WASHINGTON — A former Army scientist investigated in the 3-year-old anthrax attacks subpoenaed several news organizations Friday seeking information about the government sources they used to write stories linking him to the probe.
The subpoenas, directed at the Washington Post, Associated Press and National Public Radio, among others, are part of a lawsuit that former scientist Steven J. Hatfill has filed against the Justice Department and the FBI.
The suit alleges that U.S. officials, including Atty. Gen. John Ashcroft, smeared Hatfill's reputation through a series of public statements and private leaks that linked him to the investigation of the anthrax-laced letters that killed five people in late 2001.
The mystery of who sent the deadly letters remains unsolved. No charges have been filed. Hatfill, once described by Ashcroft as a "person of interest" in the case, has strongly denied any involvement.
Lawyers for Hatfill, a physician and bioterrorism expert, have tried for more than a year to interview FBI and Justice Department employees whom the attorneys suspect of leaking information to reporters.
The judge overseeing Hatfill's civil suit, U.S. District Judge Reggie Walton, has refused to authorize such questioning while the criminal investigation into the attacks is still in progress.

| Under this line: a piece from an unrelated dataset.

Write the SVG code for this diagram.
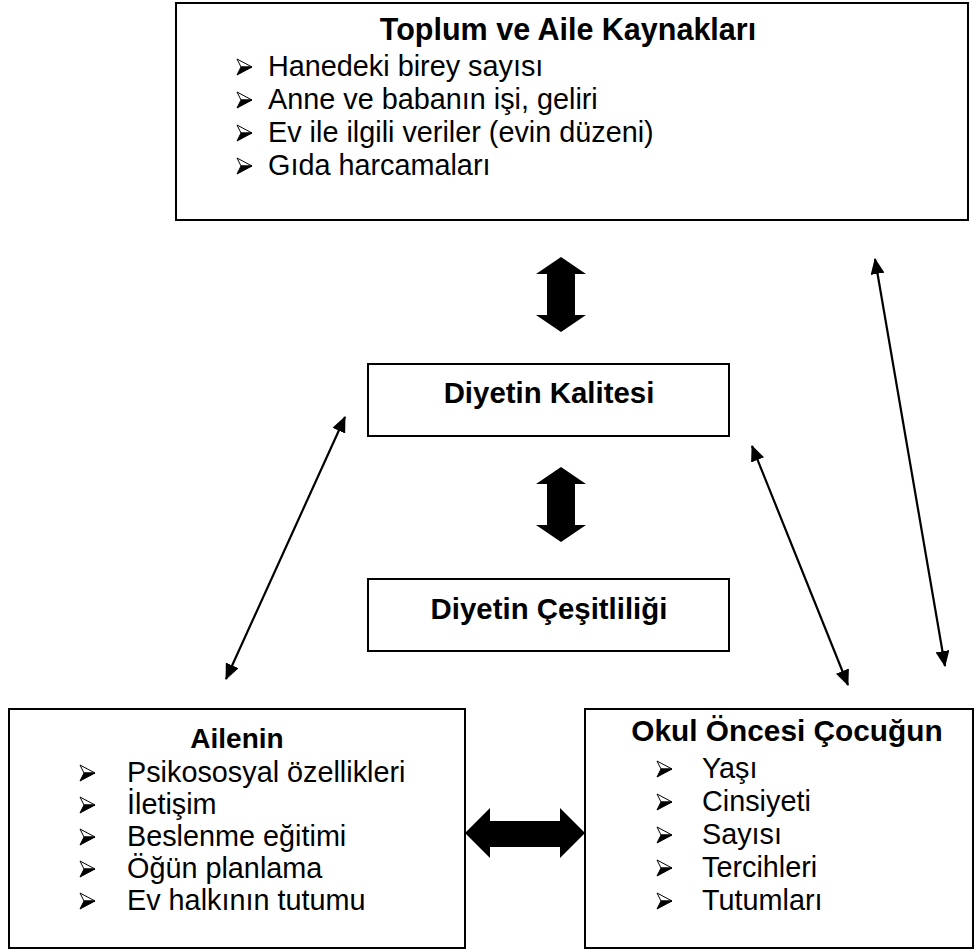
<svg xmlns="http://www.w3.org/2000/svg" width="980" height="952" viewBox="0 0 980 952">
<style>
.box{fill:#fff;stroke:#000;stroke-width:2}
.t{font-family:"Liberation Sans",Arial,sans-serif;font-size:28.8px;fill:#000}
.b{font-weight:bold;text-anchor:middle;font-size:29.4px}
.conn{stroke:#000;stroke-width:2.2;fill:none}
.thick{fill:#000}
</style>
<defs>
<marker id="ah" viewBox="0 0 16 14" refX="15" refY="7" markerWidth="16" markerHeight="14" markerUnits="userSpaceOnUse" orient="auto-start-reverse">
<path d="M0,0 L16,7 L0,14 z" fill="#000"/>
</marker>
<g id="bul">
<path d="M0,-8 L15,0 L4,0 Z" fill="#fff" stroke="#000" stroke-width="1"/>
<path d="M0,8 L15,0 L4,0 Z" fill="#000" stroke="#000" stroke-width="1"/>
</g>
</defs>
<rect width="980" height="952" fill="#fff"/>

<g id="connectors">
<line class="conn" x1="226" y1="679" x2="345" y2="417" marker-start="url(#ah)" marker-end="url(#ah)"/>
<line class="conn" x1="752" y1="446" x2="848" y2="685" marker-start="url(#ah)" marker-end="url(#ah)"/>
<line class="conn" x1="875" y1="259" x2="945" y2="666" marker-start="url(#ah)" marker-end="url(#ah)"/>
<polygon class="thick" points="561,257 586,274 575,274 575,315 586,315 561,332 536,315 547,315 547,274 536,274"/>
<polygon class="thick" points="561,467 586,484 575,484 575,525 586,525 561,542 536,525 547,525 547,484 536,484"/>
<polygon class="thick" points="465,833 490,808 490,821 560,821 560,808 585,833 560,858 560,847 490,847 490,858"/>
</g>

<g id="node-toplum">
<rect class="box" x="176" y="3" width="792" height="217"/>
<text class="t b" x="568" y="40" style="font-size:30.5px">Toplum ve Aile Kaynakları</text>
<use href="#bul" x="237" y="67"/>
<text class="t" x="268" y="76">Hanedeki birey sayısı</text>
<use href="#bul" x="237" y="100"/>
<text class="t" x="268" y="109">Anne ve babanın işi, geliri</text>
<use href="#bul" x="237" y="133"/>
<text class="t" x="268" y="142">Ev ile ilgili veriler (evin düzeni)</text>
<use href="#bul" x="237" y="166"/>
<text class="t" x="268" y="175">Gıda harcamaları</text>
</g>

<g id="node-kalite">
<rect class="box" x="368" y="364" width="361" height="72"/>
<text class="t b" x="549" y="403">Diyetin Kalitesi</text>
</g>

<g id="node-cesit">
<rect class="box" x="368" y="579" width="361" height="72"/>
<text class="t b" x="549" y="619">Diyetin Çeşitliliği</text>
</g>

<g id="node-aile">
<rect class="box" x="9" y="709" width="456" height="239"/>
<text class="t b" x="237" y="748" style="font-size:28px">Ailenin</text>
<use href="#bul" x="80" y="773"/>
<text class="t" x="127" y="782">Psikososyal özellikleri</text>
<use href="#bul" x="80" y="805"/>
<text class="t" x="127" y="814">İletişim</text>
<use href="#bul" x="80" y="837"/>
<text class="t" x="127" y="846">Beslenme eğitimi</text>
<use href="#bul" x="80" y="869"/>
<text class="t" x="127" y="878">Öğün planlama</text>
<use href="#bul" x="80" y="901"/>
<text class="t" x="127" y="910">Ev halkının tutumu</text>
</g>

<g id="node-cocuk">
<rect class="box" x="585" y="709" width="388" height="239"/>
<text class="t b" x="787" y="741" style="font-size:29.8px">Okul Öncesi Çocuğun</text>
<use href="#bul" x="657" y="769"/>
<text class="t" x="702" y="778">Yaşı</text>
<use href="#bul" x="657" y="802"/>
<text class="t" x="702" y="811">Cinsiyeti</text>
<use href="#bul" x="657" y="835"/>
<text class="t" x="702" y="844">Sayısı</text>
<use href="#bul" x="657" y="868"/>
<text class="t" x="702" y="877">Tercihleri</text>
<use href="#bul" x="657" y="901"/>
<text class="t" x="702" y="910">Tutumları</text>
</g>
</svg>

But in October, Walton approved a plan permitting Hatfill to question journalists who wrote about the anthrax investigation.
As part of that arrangement, the government secured pledges from a number of officials releasing journalists from any agreements they had to protect anonymous sources. On Friday, those receiving the subpoenas said they would nonetheless decline to cooperate.
"News organizations are supposed to gather news, as opposed to spending their time performing research and testifying in court on behalf of various parties with axes to grind," Dave Tomlin, the assistant general counsel for AP, said in a report published by the wire service.
Sources said as many as a dozen news organizations, none of which has been named as a defendant in the case, could be targeted for questioning.
According to a copy of one of the subpoenas reviewed by The Times, the request seeks any information about Hatfill that was obtained "directly or indirectly from any person employed by the federal government."
The subpoenas are the latest in a spate of legal actions against news media aimed at learning the sources who gave information to reporters under promises of confidentiality.
Reporters for the New York Times and Time magazine are appealing contempt rulings ordering them to jail for refusing to identify their sources in connection with a probe into the suspected leaking of a CIA operative's name by the Bush administration.
Last week, a Providence, R.I., television reporter was sentenced to six months' home confinement for refusing to tell how he obtained a copy of a secret surveillance tape in a municipal corruption probe.
Five journalists, including Los Angeles Times reporter Bob Drogin, are appealing contempt orders for refusing to disclose their sources for reports about a nuclear weapons scientist under investigation in 1999.